Neither during filming nor now does Evdike engage with the victim-perpetrator stereotypes so commonly used to describe the women. "If you look at them only as 'victims', well, maybe this 'victim' is a woman who killed people," she explains. "Or if not, then their husbands killed and the women saw it... They were part of it. But if you say, 'They are all killers,' this ignores the reality that some of them really were betrayed in the way they were brought here, or else have changed for the better since then. Either way, the attitude that they should just be left here in Syria, or killed, is the most horrible way of thinking of all."

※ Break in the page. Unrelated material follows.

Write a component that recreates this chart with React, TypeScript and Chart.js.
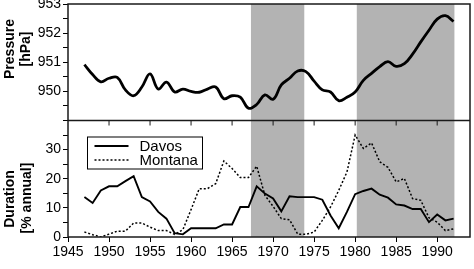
import React, { useEffect, useRef } from 'react';
import { Chart, registerables } from 'chart.js';

Chart.register(...registerables);

// ---- data ----
const years = [
  1947, 1948, 1949, 1950, 1951, 1952, 1953, 1954, 1955, 1956,
  1957, 1958, 1959, 1960, 1961, 1962, 1963, 1964, 1965, 1966,
  1967, 1968, 1969, 1970, 1971, 1972, 1973, 1974, 1975, 1976,
  1977, 1978, 1979, 1980, 1981, 1982, 1983, 1984, 1985, 1986,
  1987, 1988, 1989, 1990, 1991, 1992,
];

const pressure = [
  950.92, 950.58, 950.33, 950.45, 950.48, 950.05, 949.85, 950.15, 950.6, 950.08,
  950.32, 949.98, 950.08, 950.0, 949.97, 950.08, 950.15, 949.75, 949.85, 949.8,
  949.42, 949.55, 949.88, 949.73, 950.22, 950.45, 950.7, 950.68, 950.35, 950.05,
  949.98, 949.68, 949.8, 949.98, 950.38, 950.62, 950.85, 951.02, 950.86, 950.95,
  951.28, 951.7, 952.1, 952.48, 952.6, 952.4,
];

const davos = [
  13.7, 11.7, 16.0, 17.4, 17.4, 19.2, 20.9, 13.7, 12.2, 8.6,
  6.3, 1.3, 0.9, 3.0, 3.0, 3.0, 3.0, 4.3, 4.3, 10.3,
  10.3, 17.4, 14.9, 13.2, 8.8, 14.0, 13.7, 13.7, 13.7, 12.8,
  7.4, 3.0, 8.6, 14.7, 15.8, 16.6, 14.5, 13.5, 11.2, 10.8,
  9.6, 9.6, 5.1, 7.7, 5.7, 6.3,
];

const montana = [
  1.7, 0.8, 0.0, 1.0, 2.0, 2.0, 4.8, 4.8, 3.4, 2.2,
  2.2, 0.9, 2.5, 9.4, 16.6, 16.6, 18.3, 26.1, 23.5, 20.4,
  20.4, 24.3, 14.3, 10.5, 6.3, 5.9, 1.0, 0.9, 1.7, 5.7,
  10.3, 16.0, 22.3, 35.0, 30.4, 32.3, 25.8, 23.9, 18.9, 20.1,
  13.2, 12.6, 6.6, 5.1, 2.2, 2.8,
];

const shadeStarts = [1967.3, 1980.2];
const shadeEnds = [1973.8, 1992.1];

const xMin = 1945;
const xMax = 1994;
const xStep = 5;
const pressureMin = 949;
const pressureMax = 953;
const durationMin = 0;
const durationMax = 40;

const seriesLabels = ['Pressure', 'Davos', 'Montana'];
const topTitle = ['Pressure', '[hPa]'];
const bottomTitle = ['Duration', '[% annual]'];

const FONT = '"Liberation Sans", Arial, Helvetica, sans-serif';

const toPoints = (vals: number[]) => years.map((y, i) => ({ x: y, y: vals[i] }));

const decorPlugin = {
  id: 'decor',
  beforeDatasetsDraw(chart: any) {
    const { ctx, chartArea, scales } = chart;
    const x = scales.x;
    ctx.save();
    ctx.fillStyle = '#b3b3b3';
    for (let i = 0; i < shadeStarts.length; i++) {
      const x0 = x.getPixelForValue(shadeStarts[i]);
      const x1 = x.getPixelForValue(shadeEnds[i]);
      ctx.fillRect(x0, chartArea.top, x1 - x0, chartArea.bottom - chartArea.top);
    }
    ctx.restore();
  },
  afterDatasetsDraw(chart: any) {
    const { ctx, chartArea, scales } = chart;
    const x = scales.x;
    const yP = scales.yP;
    const yD = scales.yD;
    ctx.save();
    // frame
    ctx.strokeStyle = '#1a1a1a';
    ctx.lineWidth = 1.5;
    ctx.strokeRect(chartArea.left, chartArea.top, chartArea.right - chartArea.left, chartArea.bottom - chartArea.top);
    // divider
    const dy = yP.getPixelForValue(pressureMin);
    ctx.beginPath();
    ctx.moveTo(chartArea.left, dy);
    ctx.lineTo(chartArea.right, dy);
    ctx.stroke();
    // ticks below divider
    ctx.lineWidth = 1;
    x.ticks.forEach((t: any) => {
      const px = x.getPixelForValue(t.value);
      if (px <= chartArea.left + 1) return;
      ctx.beginPath();
      ctx.moveTo(px, dy);
      ctx.lineTo(px, dy + 5);
      ctx.stroke();
    });
    // legend
    const lx = chartArea.left + 19.5;
    const ly = yD.top + 16.5;
    ctx.fillStyle = '#fff';
    ctx.fillRect(lx, ly, 115, 32);
    ctx.strokeStyle = '#000';
    ctx.lineWidth = 1;
    ctx.strokeRect(lx, ly, 115, 32);
    ctx.beginPath();
    ctx.lineWidth = 2;
    ctx.moveTo(lx + 7, ly + 9);
    ctx.lineTo(lx + 41, ly + 9);
    ctx.stroke();
    ctx.beginPath();
    ctx.lineWidth = 1.5;
    ctx.setLineDash([2, 2]);
    ctx.moveTo(lx + 7, ly + 23);
    ctx.lineTo(lx + 41, ly + 23);
    ctx.stroke();
    ctx.setLineDash([]);
    ctx.fillStyle = '#000';
    ctx.font = '15px ' + FONT;
    ctx.textAlign = 'left';
    ctx.textBaseline = 'middle';
    ctx.fillText(seriesLabels[1], lx + 52, ly + 10);
    ctx.fillText(seriesLabels[2], lx + 52, ly + 24);
    ctx.restore();
  },
  afterDraw(chart: any) {
    const { ctx } = chart;
    ctx.save();
    ctx.fillStyle = '#000';
    ctx.font = 'bold 14px ' + FONT;
    ctx.textAlign = 'center';
    ctx.textBaseline = 'middle';
    const drawRot = (text: string, cx: number, cy: number) => {
      ctx.save();
      ctx.translate(cx, cy);
      ctx.rotate(-Math.PI / 2);
      ctx.fillText(text, 0, 0);
      ctx.restore();
    };
    drawRot(topTitle[0], 10, 49);
    drawRot(topTitle[1], 26, 49);
    drawRot(bottomTitle[0], 10, 199);
    drawRot(bottomTitle[1], 27, 198);
    ctx.restore();
  },
};

export default function App() {
  const ref = useRef<HTMLCanvasElement | null>(null);

  useEffect(() => {
    if (!ref.current) return;
    const tickFont = { family: FONT, size: 14 };
    const chart = new Chart(ref.current, {
      type: 'line',
      data: {
        datasets: [
          {
            label: seriesLabels[0],
            data: toPoints(pressure),
            yAxisID: 'yP',
            borderColor: '#000',
            borderWidth: 2.8,
            pointRadius: 0,
            tension: 0.4,
            fill: false,
          },
          {
            label: seriesLabels[1],
            data: toPoints(davos),
            yAxisID: 'yD',
            borderColor: '#000',
            borderWidth: 1.9,
            pointRadius: 0,
            tension: 0,
            fill: false,
          },
          {
            label: seriesLabels[2],
            data: toPoints(montana),
            yAxisID: 'yD',
            borderColor: '#000',
            borderWidth: 1.5,
            borderDash: [2, 2],
            pointRadius: 0,
            tension: 0,
            fill: false,
          },
        ],
      },
      options: {
        responsive: false,
        animation: false,
        devicePixelRatio: 1,
        layout: { padding: { top: 4, right: 4, left: 0, bottom: 0 } },
        plugins: { legend: { display: false }, tooltip: { enabled: false } },
        scales: {
          x: {
            type: 'linear',
            position: 'bottom',
            min: xMin,
            max: xMax,
            ticks: {
              stepSize: xStep,
              includeBounds: false,
              autoSkip: false,
              maxRotation: 0,
              padding: 2,
              color: '#000',
              font: tickFont,
              callback: (v: any) => String(v),
            },
            grid: { drawOnChartArea: false, tickLength: 5, color: '#000', tickColor: '#000' },
            border: { display: false },
            afterFit: (s: any) => {
              s.height = 32;
              s.paddingLeft = 0;
              s.paddingRight = 0;
            },
          },
          yP: {
            type: 'linear',
            position: 'left',
            stack: 'panels',
            stackWeight: 1,
            weight: 2,
            min: pressureMin,
            max: pressureMax,
            ticks: {
              stepSize: 0.5,
              autoSkip: false,
              padding: 2,
              color: '#000',
              font: tickFont,
              callback: (v: any) => (Math.abs(v % 1) < 1e-6 && v !== pressureMin ? String(v) : ''),
            },
            grid: { drawOnChartArea: false, tickLength: 5, color: '#000', tickColor: '#000' },
            border: { display: false },
            afterFit: (s: any) => {
              s.width = 68;
              s.paddingTop = 0;
              s.paddingBottom = 0;
            },
          },
          yD: {
            type: 'linear',
            position: 'left',
            stack: 'panels',
            stackWeight: 1,
            weight: 1,
            min: durationMin,
            max: durationMax,
            ticks: {
              stepSize: 5,
              autoSkip: false,
              padding: 2,
              color: '#000',
              font: tickFont,
              callback: (v: any) => (v % 10 === 0 && v !== durationMax ? String(v) : ''),
            },
            grid: { drawOnChartArea: false, tickLength: 5, color: '#000', tickColor: '#000' },
            border: { display: false },
            afterFit: (s: any) => {
              s.width = 68;
              s.paddingTop = 0;
              s.paddingBottom = 0;
            },
          },
        },
      } as any,
      plugins: [decorPlugin],
    });
    return () => chart.destroy();
  }, []);

  return (
    <div style={{ position: 'fixed', left: 0, top: 0, width: 474, height: 269, background: '#fff' }}>
      <canvas ref={ref} width={474} height={269} style={{ display: 'block' }} />
    </div>
  );
}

Yet in terms of addressing the women's responsibility for their actions, The Return asks very little of its subjects. Hoda Muthana, for example, a 26-year-old mother from Hackensack, New Jersey, currently detained in Roj camp, previously drew national outrage in the US after she tweeted exhortations to Isis supporters to "kill" and "terrorise" Americans.

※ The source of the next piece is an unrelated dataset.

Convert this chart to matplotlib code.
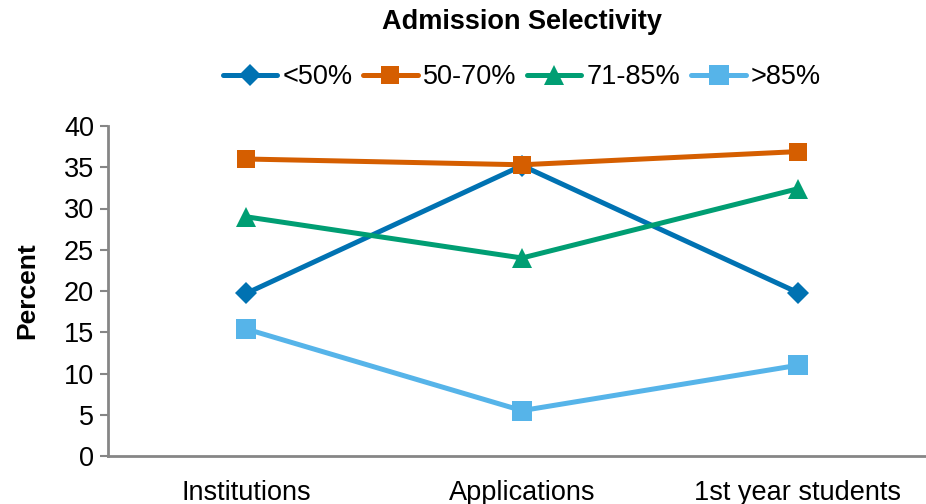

"Go on drive-bys and spill all of their blood, or rent a big truck and drive all over them," she tweeted in 2015 using the alias Umm Jihad.

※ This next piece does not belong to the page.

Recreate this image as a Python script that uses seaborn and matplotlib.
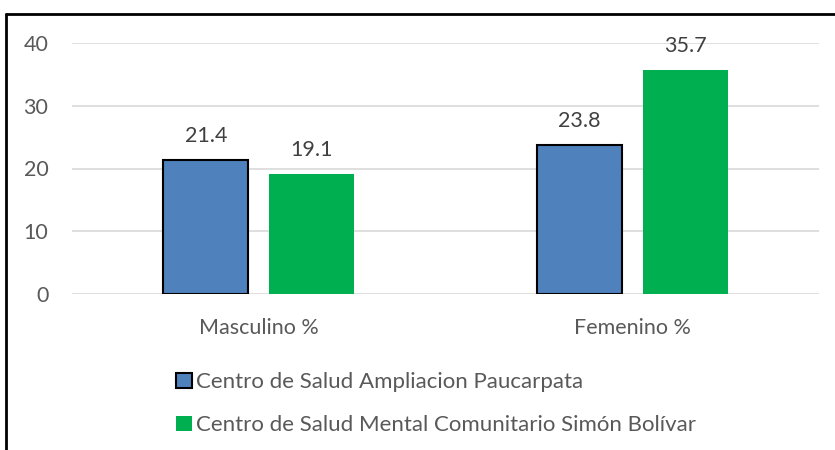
import matplotlib.pyplot as plt
import seaborn as sns
import numpy as np
import pandas as pd
from matplotlib.patches import Patch
from matplotlib.lines import Line2D

# Datos
categorias = ['Masculino %', 'Femenino %']
centros = ['Centro de Salud Ampliacion Paucarpata',
           'Centro de Salud Mental Comunitario Simón Bolívar']
paucarpata = [21.4, 23.8]
simon_bolivar = [19.1, 35.7]
colores = ['#4F81BD', '#00B050']

df = pd.DataFrame({
    'categoria': categorias * 2,
    'centro': [centros[0]] * 2 + [centros[1]] * 2,
    'valor': paucarpata + simon_bolivar,
})

sns.set_style('white')
plt.rcParams['font.family'] = ['Lato', 'DejaVu Sans']
fs = 15.5

fig = plt.figure(figsize=(8.35, 4.5), dpi=100)
ax = fig.add_axes([72 / 835, 1 - 294 / 450, (819 - 72) / 835, (294 - 43) / 450])

sns.barplot(data=df, x='categoria', y='valor', hue='centro', palette=colores,
            width=0.567, gap=0.2, saturation=1, ax=ax, legend=False, errorbar=None)

# borde negro solo en las barras azules
for i, bar in enumerate(ax.patches):
    if i < 2:
        bar.set_edgecolor('black')
        bar.set_linewidth(1.5)
    else:
        bar.set_edgecolor('none')

# etiquetas de datos
for cont in ax.containers:
    ax.bar_label(cont, fmt='%.1f', padding=10, fontsize=fs, color='#404040')

ax.set_ylim(0, 40)
ax.set_xlim(-0.5, 1.5)
ax.set_yticks([0, 10, 20, 30, 40])
ax.yaxis.grid(True, color='#D9D9D9', linewidth=1.2)
ax.set_axisbelow(True)
for s in ax.spines.values():
    s.set_visible(False)
ax.set_xlabel('')
ax.set_ylabel('')
ax.tick_params(axis='both', length=0, labelsize=fs, colors='#595959')
ax.tick_params(axis='x', pad=17)
ax.tick_params(axis='y', pad=17)

# leyenda
handles = [Patch(facecolor=colores[0], edgecolor='black', linewidth=1.5),
           Patch(facecolor=colores[1], edgecolor='none')]
fig.legend(handles, centros, loc='upper left', bbox_to_anchor=(165 / 835, 1 - 361 / 450),
           frameon=False, fontsize=16, labelcolor='#595959', handlelength=0.7,
           handleheight=0.7, handletextpad=0.2, labelspacing=1.05, borderpad=0)

# marco
fig.add_artist(Line2D([6 / 835, 6 / 835], [0, 1 - 14 / 450], color='black', linewidth=2))
fig.add_artist(Line2D([6 / 835, 1], [1 - 14 / 450, 1 - 14 / 450], color='black', linewidth=2))

fig.savefig('out.png', dpi=100)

These tweets are shown in The Return, but Muthana, participating in the workshop, never accounts for them on camera, apparently on the advice of her lawyers. It is a notable omission. What else is omitted?
Paradoxically, the absence of tough questioning, combined with the slow evolution of trust between Evdike, the crew and the women attending the workshop, allows the film its greatest strength: intimacy. The women are given space, and in that space emerges a unique portrayal of their terrible sorrow. There is no doubting the suffering they all have experienced during the war. But is suffering without self-responsibility enough reason to allow them home?
Moreover, this selective group – six of the most liberal revenants who wanted to participate in Evdike's workshop and were prepared to be filmed – does not reflect the overall camp populations in Roj or al-Hawl, which include westerners who are assassins, enforcers, recruiters and propagandists.
The film is unwittingly deceptive when it comes to the Syrian Kurds too. There is no doubting Evdike's commitment to establish dialogue with the women, nor the personal ordeal that involves. Yet the notion – so skilfully played by the Kurdish authorities and misadvertised by western media – that the Kurdish self-administration in northeastern Syria would allow western women and children home were it not merely for the intransigence of the UK and Europe, is a false narrative.
The Syrian Kurds, surrounded by enemies and conscious of the international political card these women and children present, have proved deeply unwilling to repatriate them even to countries that have approved their return. The obstacles to Shamima Begum's return lie as much in Qamishli as in Whitehall.
Nevertheless, those thirsty for Shamima Begum's tears in The Return have their thirst slaked. She cries several times. She cries for her dead friends; cries for her dead children; cries to be with her mum. On each occasion, she sits with controlled poise, as if wanting to hold back something her eyes let go, so that watching her weep is like watching an Easter Island statue cry: an impression of oceanic sadness.
"I felt my whole world falling apart and I just couldn't do anything," she weeps, remembering how her children died one after the other. "I just wanted to kill myself. The only thing keeping me alive was the baby I was pregnant with. I felt like I had to do him right by getting out and giving him a normal life."
Shamima Begum was holding that thought above all others on February 13, 2019, fresh from the battle at Baghouz, when she heard a member of the Kurdish staff at al-Hawl camp mention that a British journalist was nearby and looking for her. So we met. She hoped that by speaking to me I would save the life of her unborn child.
In this way she ended up sitting in a cart a few months later watching children play with kites, a single tear running down her face, so alone that one of those there that day tells me, "It was as if her soul was skinned."